Word for word, repeat the entries, minus the pictures.

>>>>>

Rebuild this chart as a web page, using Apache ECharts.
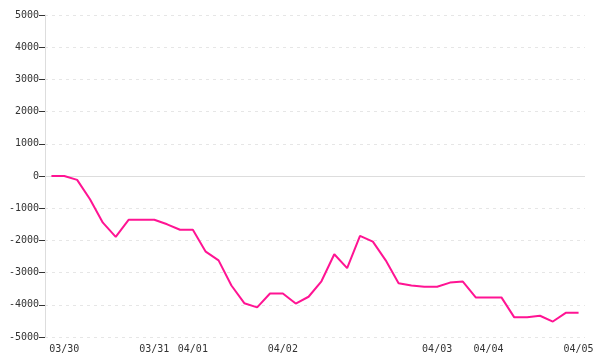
<!DOCTYPE html>
<html>
<head>
<meta charset="utf-8">
<script src="https://cdn.jsdelivr.net/npm/echarts@6/dist/echarts.min.js"></script>
<style>html,body{margin:0;padding:0;background:#fff}#c{width:600px;height:360px}</style>
</head>
<body>
<div id="c"></div>
<script>
var values = [0, 0, -120, -720, -1450, -1890, -1360, -1360, -1360, -1500,
  -1670, -1670, -2350, -2620, -3400, -3950, -4080, -3650, -3650, -3960,
  -3750, -3270, -2430, -2860, -1860, -2040, -2620, -3330, -3400, -3440,
  -3440, -3310, -3280, -3770, -3770, -3770, -4390, -4390, -4340, -4520,
  -4250, -4250];
var labelIndex = [1, 8, 11, 18, 30, 34, 41];
var labelText = ['03/30', '03/31', '04/01', '04/02', '04/03', '04/04', '04/05'];
var yTicks = [-5000, -4000, -3000, -2000, -1000, 0, 1000, 2000, 3000, 4000, 5000];

var categories = values.map(function (v, i) { return String(i); });
var font = '"DejaVu Sans Mono", monospace';

var chart = echarts.init(document.getElementById('c'), null, {renderer: 'canvas'});
chart.setOption({
  animation: false,
  backgroundColor: '#fff',
  grid: {left: 45, right: 15, top: 15, bottom: 23, containLabel: false},
  xAxis: {
    type: 'category',
    data: categories,
    boundaryGap: true,
    axisLine: {show: false},
    axisTick: {show: false},
    splitLine: {show: false},
    axisLabel: {
      interval: function (idx) { return labelIndex.indexOf(idx) >= 0; },
      formatter: function (val, idx) {
        var k = labelIndex.indexOf(idx);
        return k >= 0 ? labelText[k] : '';
      },
      margin: 7,
      color: '#333',
      fontFamily: font,
      fontSize: 10,
      hideOverlap: false
    }
  },
  yAxis: {
    type: 'value',
    min: yTicks[0],
    max: yTicks[yTicks.length - 1],
    interval: 1000,
    axisLine: {show: true, lineStyle: {color: '#ddd', width: 1}},
    axisTick: {show: true, length: 6, lineStyle: {color: '#333'}},
    axisLabel: {
      margin: 6,
      color: '#333',
      fontFamily: font,
      fontSize: 10,
      formatter: function (v) { return String(v); }
    },
    splitLine: {show: true, lineStyle: {color: '#e6e6e6', type: [3, 4], width: 1}}
  },
  series: [{
    type: 'line',
    data: values,
    showSymbol: false,
    symbol: 'none',
    smooth: false,
    lineStyle: {color: '#ff1493', width: 2},
    itemStyle: {color: '#ff1493'},
    z: 3,
    markLine: {
      silent: true,
      symbol: ['none', 'none'],
      label: {show: false},
      lineStyle: {color: '#dddddd', type: 'solid', width: 1},
      data: [{yAxis: 0}],
      z: 1
    }
  }]
});
</script>
</body>
</html>
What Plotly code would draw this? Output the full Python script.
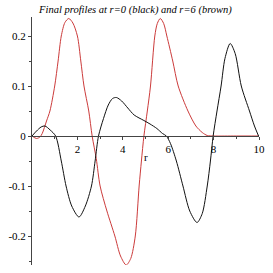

<<<<<

**Solution**
Rebuild this chart as a web page, using Apache ECharts.
<!DOCTYPE html>
<html>
<head>
<meta charset="utf-8">
<script src="https://cdn.jsdelivr.net/npm/echarts@6/dist/echarts.min.js"></script>
<style>html,body{margin:0;padding:0;background:#fff}#c{width:600px;height:360px}</style>
</head>
<body>
<div id="c"></div>
<script>
var values = [0, 0, -120, -720, -1450, -1890, -1360, -1360, -1360, -1500,
  -1670, -1670, -2350, -2620, -3400, -3950, -4080, -3650, -3650, -3960,
  -3750, -3270, -2430, -2860, -1860, -2040, -2620, -3330, -3400, -3440,
  -3440, -3310, -3280, -3770, -3770, -3770, -4390, -4390, -4340, -4520,
  -4250, -4250];
var labelIndex = [1, 8, 11, 18, 30, 34, 41];
var labelText = ['03/30', '03/31', '04/01', '04/02', '04/03', '04/04', '04/05'];
var yTicks = [-5000, -4000, -3000, -2000, -1000, 0, 1000, 2000, 3000, 4000, 5000];

var categories = values.map(function (v, i) { return String(i); });
var font = '"DejaVu Sans Mono", monospace';

var chart = echarts.init(document.getElementById('c'), null, {renderer: 'canvas'});
chart.setOption({
  animation: false,
  backgroundColor: '#fff',
  grid: {left: 45, right: 15, top: 15, bottom: 23, containLabel: false},
  xAxis: {
    type: 'category',
    data: categories,
    boundaryGap: true,
    axisLine: {show: false},
    axisTick: {show: false},
    splitLine: {show: false},
    axisLabel: {
      interval: function (idx) { return labelIndex.indexOf(idx) >= 0; },
      formatter: function (val, idx) {
        var k = labelIndex.indexOf(idx);
        return k >= 0 ? labelText[k] : '';
      },
      margin: 7,
      color: '#333',
      fontFamily: font,
      fontSize: 10,
      hideOverlap: false
    }
  },
  yAxis: {
    type: 'value',
    min: yTicks[0],
    max: yTicks[yTicks.length - 1],
    interval: 1000,
    axisLine: {show: true, lineStyle: {color: '#ddd', width: 1}},
    axisTick: {show: true, length: 6, lineStyle: {color: '#333'}},
    axisLabel: {
      margin: 6,
      color: '#333',
      fontFamily: font,
      fontSize: 10,
      formatter: function (v) { return String(v); }
    },
    splitLine: {show: true, lineStyle: {color: '#e6e6e6', type: [3, 4], width: 1}}
  },
  series: [{
    type: 'line',
    data: values,
    showSymbol: false,
    symbol: 'none',
    smooth: false,
    lineStyle: {color: '#ff1493', width: 2},
    itemStyle: {color: '#ff1493'},
    z: 3,
    markLine: {
      silent: true,
      symbol: ['none', 'none'],
      label: {show: false},
      lineStyle: {color: '#dddddd', type: 'solid', width: 1},
      data: [{yAxis: 0}],
      z: 1
    }
  }]
});
</script>
</body>
</html>
What Plotly code would draw this? Output the full Python script.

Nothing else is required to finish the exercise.